**Directive**
Below are several entries. Transcribe exactly those lines that fall from the one with "Reproduce this diagram with TikZ." through the one with "(tz.south west) -| (\c.south east);", end lines included.

**Records for this task**
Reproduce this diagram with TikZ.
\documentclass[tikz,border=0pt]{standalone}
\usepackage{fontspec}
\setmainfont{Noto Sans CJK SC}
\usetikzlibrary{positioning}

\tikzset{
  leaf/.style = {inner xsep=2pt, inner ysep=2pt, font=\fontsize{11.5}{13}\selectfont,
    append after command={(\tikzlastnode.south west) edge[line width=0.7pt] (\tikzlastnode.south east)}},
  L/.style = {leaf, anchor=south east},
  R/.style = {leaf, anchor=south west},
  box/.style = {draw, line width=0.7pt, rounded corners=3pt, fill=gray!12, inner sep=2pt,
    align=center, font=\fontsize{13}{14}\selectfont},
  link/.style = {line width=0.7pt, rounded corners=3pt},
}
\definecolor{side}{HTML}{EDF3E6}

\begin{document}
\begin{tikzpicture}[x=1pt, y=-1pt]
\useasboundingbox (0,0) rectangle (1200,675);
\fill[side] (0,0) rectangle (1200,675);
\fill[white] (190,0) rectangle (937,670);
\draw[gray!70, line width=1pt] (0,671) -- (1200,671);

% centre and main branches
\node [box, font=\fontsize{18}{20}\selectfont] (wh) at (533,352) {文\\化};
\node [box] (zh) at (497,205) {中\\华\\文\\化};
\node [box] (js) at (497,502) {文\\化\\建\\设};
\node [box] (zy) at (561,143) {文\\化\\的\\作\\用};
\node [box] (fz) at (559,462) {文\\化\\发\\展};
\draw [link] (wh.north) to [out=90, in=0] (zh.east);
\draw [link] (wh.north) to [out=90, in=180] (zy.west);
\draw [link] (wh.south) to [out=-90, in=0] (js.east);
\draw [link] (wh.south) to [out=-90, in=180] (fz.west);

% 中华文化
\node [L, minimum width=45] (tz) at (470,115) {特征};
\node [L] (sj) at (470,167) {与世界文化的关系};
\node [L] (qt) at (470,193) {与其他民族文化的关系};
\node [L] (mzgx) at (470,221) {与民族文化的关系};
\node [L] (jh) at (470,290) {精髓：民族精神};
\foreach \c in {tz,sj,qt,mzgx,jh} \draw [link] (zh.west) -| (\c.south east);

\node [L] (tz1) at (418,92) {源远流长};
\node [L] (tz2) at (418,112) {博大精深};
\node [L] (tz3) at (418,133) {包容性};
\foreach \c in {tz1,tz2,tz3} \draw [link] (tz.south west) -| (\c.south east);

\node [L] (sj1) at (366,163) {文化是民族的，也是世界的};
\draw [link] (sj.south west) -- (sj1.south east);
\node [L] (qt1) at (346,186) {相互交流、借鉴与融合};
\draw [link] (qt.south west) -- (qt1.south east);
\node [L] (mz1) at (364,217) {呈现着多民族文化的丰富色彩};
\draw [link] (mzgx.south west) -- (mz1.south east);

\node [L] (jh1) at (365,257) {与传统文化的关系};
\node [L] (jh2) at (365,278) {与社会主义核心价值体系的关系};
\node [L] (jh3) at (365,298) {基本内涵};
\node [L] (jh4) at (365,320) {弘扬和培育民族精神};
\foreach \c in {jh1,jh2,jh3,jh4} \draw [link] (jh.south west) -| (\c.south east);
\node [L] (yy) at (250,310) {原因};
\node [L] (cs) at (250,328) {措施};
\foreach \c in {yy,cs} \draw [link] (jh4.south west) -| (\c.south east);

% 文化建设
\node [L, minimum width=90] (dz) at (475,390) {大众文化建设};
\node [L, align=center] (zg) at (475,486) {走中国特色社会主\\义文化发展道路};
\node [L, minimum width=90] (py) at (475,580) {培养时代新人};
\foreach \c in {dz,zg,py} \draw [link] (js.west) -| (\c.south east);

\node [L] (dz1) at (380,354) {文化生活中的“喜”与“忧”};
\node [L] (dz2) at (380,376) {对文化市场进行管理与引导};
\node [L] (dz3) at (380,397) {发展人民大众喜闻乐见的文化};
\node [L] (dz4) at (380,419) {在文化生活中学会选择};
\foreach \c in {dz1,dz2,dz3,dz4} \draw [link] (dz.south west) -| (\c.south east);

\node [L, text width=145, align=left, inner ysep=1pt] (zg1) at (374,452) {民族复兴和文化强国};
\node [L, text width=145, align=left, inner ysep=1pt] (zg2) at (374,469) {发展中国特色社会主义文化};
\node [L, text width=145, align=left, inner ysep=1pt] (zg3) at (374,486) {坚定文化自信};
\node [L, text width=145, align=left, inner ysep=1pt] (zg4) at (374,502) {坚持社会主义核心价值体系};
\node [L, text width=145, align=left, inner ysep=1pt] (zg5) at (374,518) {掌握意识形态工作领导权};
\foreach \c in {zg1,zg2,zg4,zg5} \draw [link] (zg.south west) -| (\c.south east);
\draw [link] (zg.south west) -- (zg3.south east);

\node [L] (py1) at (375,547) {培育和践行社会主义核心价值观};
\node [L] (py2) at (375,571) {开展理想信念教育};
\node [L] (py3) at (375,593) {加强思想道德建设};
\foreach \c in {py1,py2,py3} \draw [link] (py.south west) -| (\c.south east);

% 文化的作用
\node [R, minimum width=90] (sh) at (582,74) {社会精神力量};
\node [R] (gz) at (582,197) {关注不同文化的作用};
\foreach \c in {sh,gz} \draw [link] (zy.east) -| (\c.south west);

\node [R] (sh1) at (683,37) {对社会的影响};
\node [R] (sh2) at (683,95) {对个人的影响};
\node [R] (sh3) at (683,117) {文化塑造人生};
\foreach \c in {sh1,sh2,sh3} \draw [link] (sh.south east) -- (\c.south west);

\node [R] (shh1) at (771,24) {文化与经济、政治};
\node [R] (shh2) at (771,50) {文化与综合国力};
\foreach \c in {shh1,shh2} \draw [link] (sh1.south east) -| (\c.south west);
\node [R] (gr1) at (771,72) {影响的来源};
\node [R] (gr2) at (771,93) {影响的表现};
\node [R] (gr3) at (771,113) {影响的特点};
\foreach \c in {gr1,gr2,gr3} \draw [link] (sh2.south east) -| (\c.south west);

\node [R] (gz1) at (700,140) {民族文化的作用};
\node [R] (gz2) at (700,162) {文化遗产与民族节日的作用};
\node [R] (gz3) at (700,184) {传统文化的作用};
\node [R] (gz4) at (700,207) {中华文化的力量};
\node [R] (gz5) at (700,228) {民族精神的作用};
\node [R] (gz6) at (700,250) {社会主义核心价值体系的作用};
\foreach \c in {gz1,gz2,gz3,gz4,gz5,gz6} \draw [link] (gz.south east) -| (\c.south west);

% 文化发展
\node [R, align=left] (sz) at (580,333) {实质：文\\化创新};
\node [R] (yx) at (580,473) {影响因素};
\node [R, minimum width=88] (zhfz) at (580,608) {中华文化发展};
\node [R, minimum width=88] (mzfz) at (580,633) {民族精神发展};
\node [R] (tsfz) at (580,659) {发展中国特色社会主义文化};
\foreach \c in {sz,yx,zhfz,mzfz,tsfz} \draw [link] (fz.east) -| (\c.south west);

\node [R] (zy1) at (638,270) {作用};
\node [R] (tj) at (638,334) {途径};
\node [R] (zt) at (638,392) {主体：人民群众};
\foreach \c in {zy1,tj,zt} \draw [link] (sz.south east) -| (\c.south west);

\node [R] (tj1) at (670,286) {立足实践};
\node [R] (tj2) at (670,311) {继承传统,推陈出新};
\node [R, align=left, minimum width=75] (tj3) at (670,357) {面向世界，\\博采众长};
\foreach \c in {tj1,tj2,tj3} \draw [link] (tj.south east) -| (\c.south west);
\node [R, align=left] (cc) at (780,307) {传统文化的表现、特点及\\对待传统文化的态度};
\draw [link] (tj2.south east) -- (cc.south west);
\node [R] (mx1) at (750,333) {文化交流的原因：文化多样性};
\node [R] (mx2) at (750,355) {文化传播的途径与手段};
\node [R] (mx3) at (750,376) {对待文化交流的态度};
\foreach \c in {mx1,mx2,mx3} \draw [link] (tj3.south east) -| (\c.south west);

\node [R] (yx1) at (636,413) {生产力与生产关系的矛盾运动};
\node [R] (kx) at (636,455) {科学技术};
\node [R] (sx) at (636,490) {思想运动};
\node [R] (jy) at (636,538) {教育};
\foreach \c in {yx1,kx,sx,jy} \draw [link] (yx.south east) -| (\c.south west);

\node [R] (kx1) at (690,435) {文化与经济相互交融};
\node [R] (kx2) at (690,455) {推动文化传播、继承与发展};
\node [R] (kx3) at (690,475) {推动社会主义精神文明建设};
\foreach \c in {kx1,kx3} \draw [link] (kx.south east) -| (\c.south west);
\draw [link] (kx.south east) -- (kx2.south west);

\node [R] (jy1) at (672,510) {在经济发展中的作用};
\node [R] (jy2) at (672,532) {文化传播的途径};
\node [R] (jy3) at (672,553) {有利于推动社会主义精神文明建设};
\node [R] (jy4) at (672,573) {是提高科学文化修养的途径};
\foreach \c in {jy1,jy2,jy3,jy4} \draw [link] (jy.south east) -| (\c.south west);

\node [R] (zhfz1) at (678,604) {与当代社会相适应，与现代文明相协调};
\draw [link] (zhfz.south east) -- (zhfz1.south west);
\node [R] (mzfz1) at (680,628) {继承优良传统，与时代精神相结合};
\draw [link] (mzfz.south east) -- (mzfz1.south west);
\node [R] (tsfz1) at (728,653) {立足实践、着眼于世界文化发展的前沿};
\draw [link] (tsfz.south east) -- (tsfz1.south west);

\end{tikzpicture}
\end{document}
...
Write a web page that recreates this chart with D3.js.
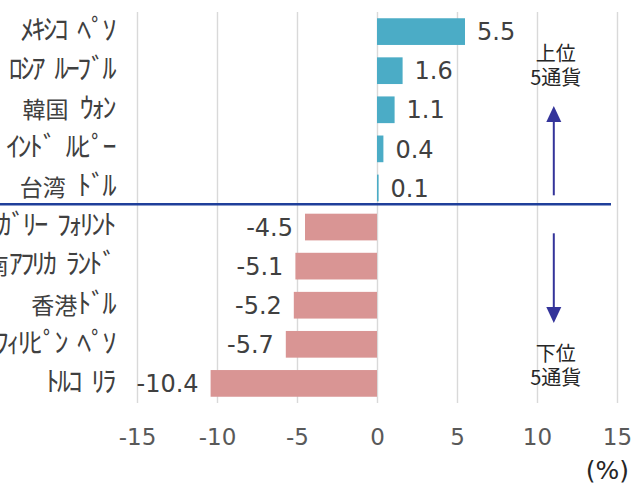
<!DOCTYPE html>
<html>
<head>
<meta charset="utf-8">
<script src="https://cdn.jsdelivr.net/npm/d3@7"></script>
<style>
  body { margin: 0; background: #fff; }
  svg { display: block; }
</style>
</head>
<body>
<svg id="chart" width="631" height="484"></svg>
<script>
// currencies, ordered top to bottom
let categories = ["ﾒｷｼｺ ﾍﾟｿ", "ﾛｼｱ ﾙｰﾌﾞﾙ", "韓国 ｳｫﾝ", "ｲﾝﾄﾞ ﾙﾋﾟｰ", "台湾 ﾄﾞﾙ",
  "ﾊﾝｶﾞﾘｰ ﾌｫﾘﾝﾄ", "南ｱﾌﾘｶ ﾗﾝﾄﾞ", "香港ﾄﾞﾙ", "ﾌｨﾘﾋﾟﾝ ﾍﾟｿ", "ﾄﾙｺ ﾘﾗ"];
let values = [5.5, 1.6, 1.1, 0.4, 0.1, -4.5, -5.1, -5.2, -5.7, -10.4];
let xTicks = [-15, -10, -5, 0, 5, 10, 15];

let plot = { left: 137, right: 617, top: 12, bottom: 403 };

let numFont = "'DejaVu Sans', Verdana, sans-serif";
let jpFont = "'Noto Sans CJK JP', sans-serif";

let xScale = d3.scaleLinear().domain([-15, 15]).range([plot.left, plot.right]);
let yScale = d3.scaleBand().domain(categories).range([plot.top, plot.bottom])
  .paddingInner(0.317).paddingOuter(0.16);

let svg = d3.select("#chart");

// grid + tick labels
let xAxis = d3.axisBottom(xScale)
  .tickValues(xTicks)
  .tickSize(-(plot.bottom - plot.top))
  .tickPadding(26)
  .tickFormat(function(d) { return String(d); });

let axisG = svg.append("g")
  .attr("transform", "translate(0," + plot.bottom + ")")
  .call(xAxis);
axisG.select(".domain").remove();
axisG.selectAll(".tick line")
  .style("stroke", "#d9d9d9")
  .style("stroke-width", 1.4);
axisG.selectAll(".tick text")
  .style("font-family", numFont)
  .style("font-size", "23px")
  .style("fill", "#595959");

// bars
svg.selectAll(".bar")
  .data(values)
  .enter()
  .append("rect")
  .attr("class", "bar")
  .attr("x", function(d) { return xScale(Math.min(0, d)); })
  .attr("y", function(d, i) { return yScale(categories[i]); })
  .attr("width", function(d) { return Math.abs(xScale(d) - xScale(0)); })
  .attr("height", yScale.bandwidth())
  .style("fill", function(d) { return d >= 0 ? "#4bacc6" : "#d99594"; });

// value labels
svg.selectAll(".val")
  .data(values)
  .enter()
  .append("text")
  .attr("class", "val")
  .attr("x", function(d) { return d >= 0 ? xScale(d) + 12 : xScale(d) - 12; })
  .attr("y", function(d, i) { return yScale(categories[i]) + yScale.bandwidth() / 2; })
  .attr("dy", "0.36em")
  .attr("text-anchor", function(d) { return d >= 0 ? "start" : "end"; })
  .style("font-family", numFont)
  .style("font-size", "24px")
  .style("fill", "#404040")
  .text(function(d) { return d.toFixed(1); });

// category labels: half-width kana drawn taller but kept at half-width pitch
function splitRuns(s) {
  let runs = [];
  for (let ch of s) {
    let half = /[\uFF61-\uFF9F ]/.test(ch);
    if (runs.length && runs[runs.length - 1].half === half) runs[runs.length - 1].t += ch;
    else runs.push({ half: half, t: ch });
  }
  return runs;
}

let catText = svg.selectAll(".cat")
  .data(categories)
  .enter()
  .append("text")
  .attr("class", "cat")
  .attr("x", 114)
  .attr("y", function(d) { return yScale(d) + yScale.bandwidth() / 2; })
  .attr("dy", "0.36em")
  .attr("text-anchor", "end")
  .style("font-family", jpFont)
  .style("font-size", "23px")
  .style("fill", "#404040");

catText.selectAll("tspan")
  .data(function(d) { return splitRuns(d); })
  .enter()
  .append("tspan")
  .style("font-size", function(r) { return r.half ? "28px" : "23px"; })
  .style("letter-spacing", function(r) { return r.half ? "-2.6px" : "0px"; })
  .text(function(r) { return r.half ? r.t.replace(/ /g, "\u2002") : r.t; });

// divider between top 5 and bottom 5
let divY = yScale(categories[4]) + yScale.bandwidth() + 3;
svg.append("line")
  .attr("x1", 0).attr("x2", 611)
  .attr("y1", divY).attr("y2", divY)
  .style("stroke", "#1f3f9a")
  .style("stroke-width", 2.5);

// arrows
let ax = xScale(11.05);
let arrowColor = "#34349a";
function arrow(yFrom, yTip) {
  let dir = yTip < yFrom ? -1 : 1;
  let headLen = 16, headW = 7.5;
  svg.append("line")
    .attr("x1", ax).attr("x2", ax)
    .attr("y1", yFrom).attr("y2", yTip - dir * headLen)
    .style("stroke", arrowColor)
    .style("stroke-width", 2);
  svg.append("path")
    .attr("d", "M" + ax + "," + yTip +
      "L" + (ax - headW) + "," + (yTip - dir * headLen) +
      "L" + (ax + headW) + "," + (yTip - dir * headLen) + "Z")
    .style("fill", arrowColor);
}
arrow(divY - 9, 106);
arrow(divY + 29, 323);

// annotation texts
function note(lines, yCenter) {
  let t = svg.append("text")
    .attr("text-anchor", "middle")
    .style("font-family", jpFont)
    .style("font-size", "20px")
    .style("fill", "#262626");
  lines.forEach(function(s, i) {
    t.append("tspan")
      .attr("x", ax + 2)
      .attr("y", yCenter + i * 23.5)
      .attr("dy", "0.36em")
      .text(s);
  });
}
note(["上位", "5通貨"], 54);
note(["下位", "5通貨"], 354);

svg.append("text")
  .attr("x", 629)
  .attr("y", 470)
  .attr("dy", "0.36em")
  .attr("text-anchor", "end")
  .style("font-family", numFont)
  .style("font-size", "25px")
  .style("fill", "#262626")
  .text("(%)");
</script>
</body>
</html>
...
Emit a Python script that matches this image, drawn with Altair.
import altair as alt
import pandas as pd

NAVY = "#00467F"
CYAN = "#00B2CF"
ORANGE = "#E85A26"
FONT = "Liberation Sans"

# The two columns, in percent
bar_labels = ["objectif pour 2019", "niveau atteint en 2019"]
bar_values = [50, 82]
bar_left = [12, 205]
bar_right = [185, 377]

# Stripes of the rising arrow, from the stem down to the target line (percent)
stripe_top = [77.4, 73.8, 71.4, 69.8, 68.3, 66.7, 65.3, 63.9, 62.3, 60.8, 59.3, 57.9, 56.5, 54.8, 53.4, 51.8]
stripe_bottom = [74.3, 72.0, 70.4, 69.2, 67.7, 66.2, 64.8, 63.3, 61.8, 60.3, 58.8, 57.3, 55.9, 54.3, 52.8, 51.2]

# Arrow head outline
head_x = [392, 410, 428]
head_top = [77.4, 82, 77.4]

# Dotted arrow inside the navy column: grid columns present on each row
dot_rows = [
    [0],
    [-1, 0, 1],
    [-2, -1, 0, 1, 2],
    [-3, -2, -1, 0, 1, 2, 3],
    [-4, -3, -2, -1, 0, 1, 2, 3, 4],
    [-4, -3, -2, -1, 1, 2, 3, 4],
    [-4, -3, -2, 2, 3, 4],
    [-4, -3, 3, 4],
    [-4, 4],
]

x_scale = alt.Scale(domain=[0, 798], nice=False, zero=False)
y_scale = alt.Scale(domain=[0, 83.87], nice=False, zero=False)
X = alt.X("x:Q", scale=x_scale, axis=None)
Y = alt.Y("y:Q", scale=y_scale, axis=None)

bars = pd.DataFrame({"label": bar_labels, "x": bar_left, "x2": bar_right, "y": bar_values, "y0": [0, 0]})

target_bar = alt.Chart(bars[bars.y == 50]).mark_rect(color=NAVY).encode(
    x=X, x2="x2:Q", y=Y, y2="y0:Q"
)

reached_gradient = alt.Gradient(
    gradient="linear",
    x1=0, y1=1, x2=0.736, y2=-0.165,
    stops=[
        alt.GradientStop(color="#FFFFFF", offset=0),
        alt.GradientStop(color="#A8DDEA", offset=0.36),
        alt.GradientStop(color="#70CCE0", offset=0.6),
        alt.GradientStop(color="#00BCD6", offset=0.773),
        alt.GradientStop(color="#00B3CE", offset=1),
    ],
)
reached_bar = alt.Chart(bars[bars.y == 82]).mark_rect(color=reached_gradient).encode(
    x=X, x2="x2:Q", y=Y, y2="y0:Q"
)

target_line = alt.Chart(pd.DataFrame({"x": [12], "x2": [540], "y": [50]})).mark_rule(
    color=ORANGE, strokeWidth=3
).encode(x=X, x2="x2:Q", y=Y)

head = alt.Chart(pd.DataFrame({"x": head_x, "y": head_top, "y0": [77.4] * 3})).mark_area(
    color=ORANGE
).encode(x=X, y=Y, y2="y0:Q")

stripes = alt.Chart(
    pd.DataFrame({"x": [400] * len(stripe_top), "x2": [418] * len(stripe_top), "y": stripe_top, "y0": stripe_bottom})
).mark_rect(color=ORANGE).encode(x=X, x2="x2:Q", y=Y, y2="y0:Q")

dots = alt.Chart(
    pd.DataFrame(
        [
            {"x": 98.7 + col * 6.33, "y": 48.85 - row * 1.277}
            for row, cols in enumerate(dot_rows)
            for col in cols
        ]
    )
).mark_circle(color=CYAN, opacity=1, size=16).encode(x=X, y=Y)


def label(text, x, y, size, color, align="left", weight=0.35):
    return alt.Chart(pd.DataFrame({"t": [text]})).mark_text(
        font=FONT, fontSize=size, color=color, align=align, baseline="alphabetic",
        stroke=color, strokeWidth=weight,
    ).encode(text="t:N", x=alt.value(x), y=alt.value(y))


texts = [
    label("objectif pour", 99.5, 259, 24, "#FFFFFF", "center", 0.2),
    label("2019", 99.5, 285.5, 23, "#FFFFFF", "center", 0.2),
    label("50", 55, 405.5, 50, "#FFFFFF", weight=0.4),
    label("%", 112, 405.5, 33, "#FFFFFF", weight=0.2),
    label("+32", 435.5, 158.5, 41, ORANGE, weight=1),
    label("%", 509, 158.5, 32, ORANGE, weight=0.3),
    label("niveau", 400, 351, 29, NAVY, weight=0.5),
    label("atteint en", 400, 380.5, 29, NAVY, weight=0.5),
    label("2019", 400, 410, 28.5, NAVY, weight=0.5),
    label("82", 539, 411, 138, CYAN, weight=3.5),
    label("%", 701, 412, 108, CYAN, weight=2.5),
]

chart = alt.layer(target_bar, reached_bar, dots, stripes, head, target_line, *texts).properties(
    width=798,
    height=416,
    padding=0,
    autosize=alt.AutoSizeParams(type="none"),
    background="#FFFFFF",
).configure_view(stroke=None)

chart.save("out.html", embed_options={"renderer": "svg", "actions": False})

**Exercise output**
Reproduce this diagram with TikZ.
\documentclass[tikz,border=0pt]{standalone}
\usepackage{fontspec}
\setmainfont{Noto Sans CJK SC}
\usetikzlibrary{positioning}

\tikzset{
  leaf/.style = {inner xsep=2pt, inner ysep=2pt, font=\fontsize{11.5}{13}\selectfont,
    append after command={(\tikzlastnode.south west) edge[line width=0.7pt] (\tikzlastnode.south east)}},
  L/.style = {leaf, anchor=south east},
  R/.style = {leaf, anchor=south west},
  box/.style = {draw, line width=0.7pt, rounded corners=3pt, fill=gray!12, inner sep=2pt,
    align=center, font=\fontsize{13}{14}\selectfont},
  link/.style = {line width=0.7pt, rounded corners=3pt},
}
\definecolor{side}{HTML}{EDF3E6}

\begin{document}
\begin{tikzpicture}[x=1pt, y=-1pt]
\useasboundingbox (0,0) rectangle (1200,675);
\fill[side] (0,0) rectangle (1200,675);
\fill[white] (190,0) rectangle (937,670);
\draw[gray!70, line width=1pt] (0,671) -- (1200,671);

% centre and main branches
\node [box, font=\fontsize{18}{20}\selectfont] (wh) at (533,352) {文\\化};
\node [box] (zh) at (497,205) {中\\华\\文\\化};
\node [box] (js) at (497,502) {文\\化\\建\\设};
\node [box] (zy) at (561,143) {文\\化\\的\\作\\用};
\node [box] (fz) at (559,462) {文\\化\\发\\展};
\draw [link] (wh.north) to [out=90, in=0] (zh.east);
\draw [link] (wh.north) to [out=90, in=180] (zy.west);
\draw [link] (wh.south) to [out=-90, in=0] (js.east);
\draw [link] (wh.south) to [out=-90, in=180] (fz.west);

% 中华文化
\node [L, minimum width=45] (tz) at (470,115) {特征};
\node [L] (sj) at (470,167) {与世界文化的关系};
\node [L] (qt) at (470,193) {与其他民族文化的关系};
\node [L] (mzgx) at (470,221) {与民族文化的关系};
\node [L] (jh) at (470,290) {精髓：民族精神};
\foreach \c in {tz,sj,qt,mzgx,jh} \draw [link] (zh.west) -| (\c.south east);

\node [L] (tz1) at (418,92) {源远流长};
\node [L] (tz2) at (418,112) {博大精深};
\node [L] (tz3) at (418,133) {包容性};
\foreach \c in {tz1,tz2,tz3} \draw [link] (tz.south west) -| (\c.south east);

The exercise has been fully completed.